While it’s still early to see a significant box office impact from New York City’s re-opening, the industry is already experiencing tangible benefits from the market’s return to business. Focus Features opened specialty title Boogie in 1,252 locations on March 5, finishing the weekend as the fourth-highest grossing film in the market with a $1.2 million haul. 14 of the title’s 20 highest-grossing locations came from New York, 7 of them in Manhattan––including the AMC Empire in Times Square, the film’s top grossing theater. New York accounted for nearly a fifth of Boogie’s opening weekend take.
“The impact of New York coming back online is not going to be immediate, but it will be a significant piece to how distributors look at how and when they’re going to release their specialty titles,” says Landmark’s Serwitz, whose circuit focuses primarily on programming specialty titles. “It’s been hugely problematic for those distributors through this period. There was a point last fall before COVID numbers really started resurging that there were close to 70 percent of theaters around the country open, but not New York and L.A.. That poses a particular problem for all distributors and studios, but particularly for the specialty distributors who rely so much on New York and L.A. to launch a movie.”

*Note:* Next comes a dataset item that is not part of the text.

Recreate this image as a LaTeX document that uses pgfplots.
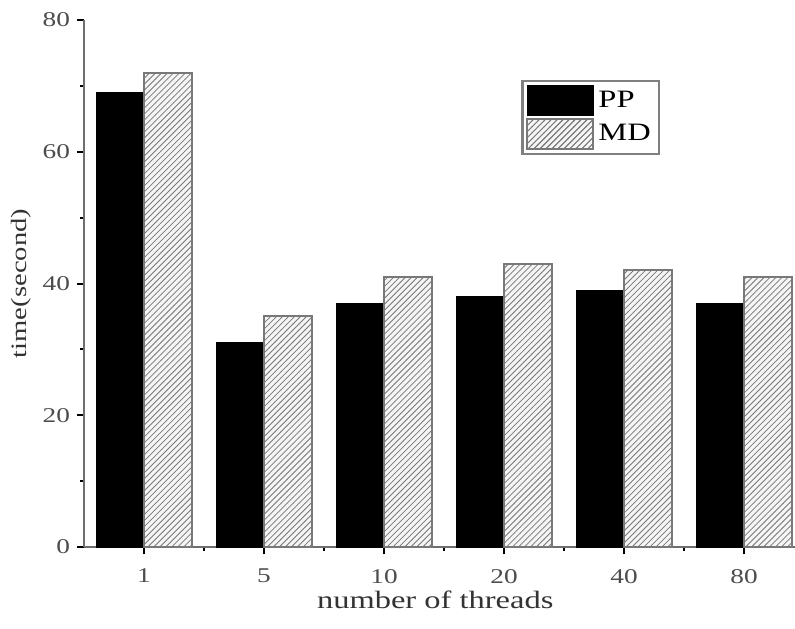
\documentclass[border=0pt]{standalone}
\usepackage{fontspec}
\setmainfont{Liberation Serif}[FakeStretch=1.3]
\usepackage{pgfplots}
\pgfplotsset{compat=1.18}
\usetikzlibrary{patterns}
\definecolor{axisgray}{RGB}{110,110,110}
\definecolor{hatchgray}{RGB}{120,120,120}
\begin{document}
\begin{tikzpicture}
\useasboundingbox (-42bp,-41bp) rectangle (355.5bp,273.5bp);
\begin{axis}[
  at={(0,0)}, anchor=south west,
  scale only axis,
  width=355.5bp, height=263.5bp,
  xmin=-0.5, xmax=5.425,
  ymin=0, ymax=80,
  axis x line*=bottom, axis y line*=left,
  axis line style={axisgray, line width=1.3bp, -},
  ybar=0pt, bar width=24bp,
  xtick={0,1,2,3,4,5},
  xticklabels={1,5,10,20,40,80},
  minor xtick={0.5,1.5,2.5,3.5,4.5},
  ytick={0,20,40,60,80},
  minor ytick={10,30,50,70},
  tick align=outside,
  major tick length=3.5bp, minor tick length=2bp,
  every tick/.style={black, line width=1bp},
  /pgf/number format/assume math mode=true,
  tick label style={font=\fontsize{10.5bp}{12bp}\selectfont, text=black!70},
  x tick label style={yshift=-4bp},
  x label style={at={(axis description cs:0.494,0)}, anchor=center, yshift=-26.5bp, font=\fontsize{12.5bp}{14bp}\selectfont, text=black!80},
  y label style={at={(axis description cs:0,0.5)}, anchor=center, yshift=31.5bp, font=\fontsize{11bp}{13bp}\selectfont, text=black!80},
  xlabel={number of threads},
  ylabel={time(second)},
  legend style={at={(0.615,0.886)}, anchor=north west, draw=gray, line width=1.2bp,
    font=\fontsize{12.5bp}{14bp}\selectfont, inner sep=2bp, row sep=1bp,
    cells={anchor=west}},
  legend cell align=left,
  clip=false,
]
\addplot[fill=black, draw=black, line width=0.5bp,
  legend image code/.code={\draw[fill=black, draw=black] (0bp,-7.5bp) rectangle (33bp,7.5bp);}]
  coordinates {(0,69) (1,31) (2,37) (3,38) (4,39) (5,37)};
\addplot[fill=gray!8, draw=hatchgray, line width=1bp,
  postaction={pattern=north east lines, pattern color=hatchgray},
  legend image code/.code={\draw[fill=gray!8, draw=hatchgray, postaction={pattern=north east lines, pattern color=hatchgray}] (0bp,-7.5bp) rectangle (33bp,7.5bp);}]
  coordinates {(0,72) (1,35) (2,41) (3,43) (4,42) (5,41)};
\legend{PP,MD}
\end{axis}
\end{tikzpicture}
\end{document}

Focus Features president of distribution Lisa Bunnell agrees, describing New York as part of the overall foundation the specialty market needs to rebuild in the coming months. “Things are still fluctuating. When you’re releasing a specialty film, not only do you need New York, but you also need L.A., you also need Washington D.C.,” she says. “You don’t have Washington, you don’t have Los Angeles––there are still a lot of missing pieces and markets.”
“I think the specialty market will take a while to figure out where we’re going to go and how we’re going to get our distribution schedules back to where we were before or maybe change them,” adds Bunnell. “We’ve learned a lot during this time period; maybe we do go a little broader with some of these films than we used to in the past. The knowledge that we’ve gained from the pandemic, despite being a tough way to learn, showed that there is interest in specialty film across the country and we need to take that into account when we are releasing films. Having your anchors, New York and L.A., open for business is going to be tremendous for us across the board.”
Bunnell expresses hope that the domestic cinema recovery can begin in earnest as the Spring turns to Summer, after a year of frustrated efforts and false dawns. “A lot of that [optimism] has to do with the vaccine. People see that there’s light at the end of the tunnel,” she says. “As we’re starting to understand the pandemic more, we all know it’s not going to be like flipping a switch and everything’s going to be okay. Each step we take into a positive direction is something that brings everybody a little bit out of their pandemic depression.”
“Movie theaters are something that can safely bring people back into the world again,” says Bunnell. “I think it’s important to recognize that theaters are doing a good job of keeping people safe. We’ve seen that so far throughout the country, even before Manhattan re-opened. I know that AMC and everybody in New York who is open right now is being very careful. That’s what we all have to understand: there are going to be protocols for a while, but we can still have fun and see movies together again.”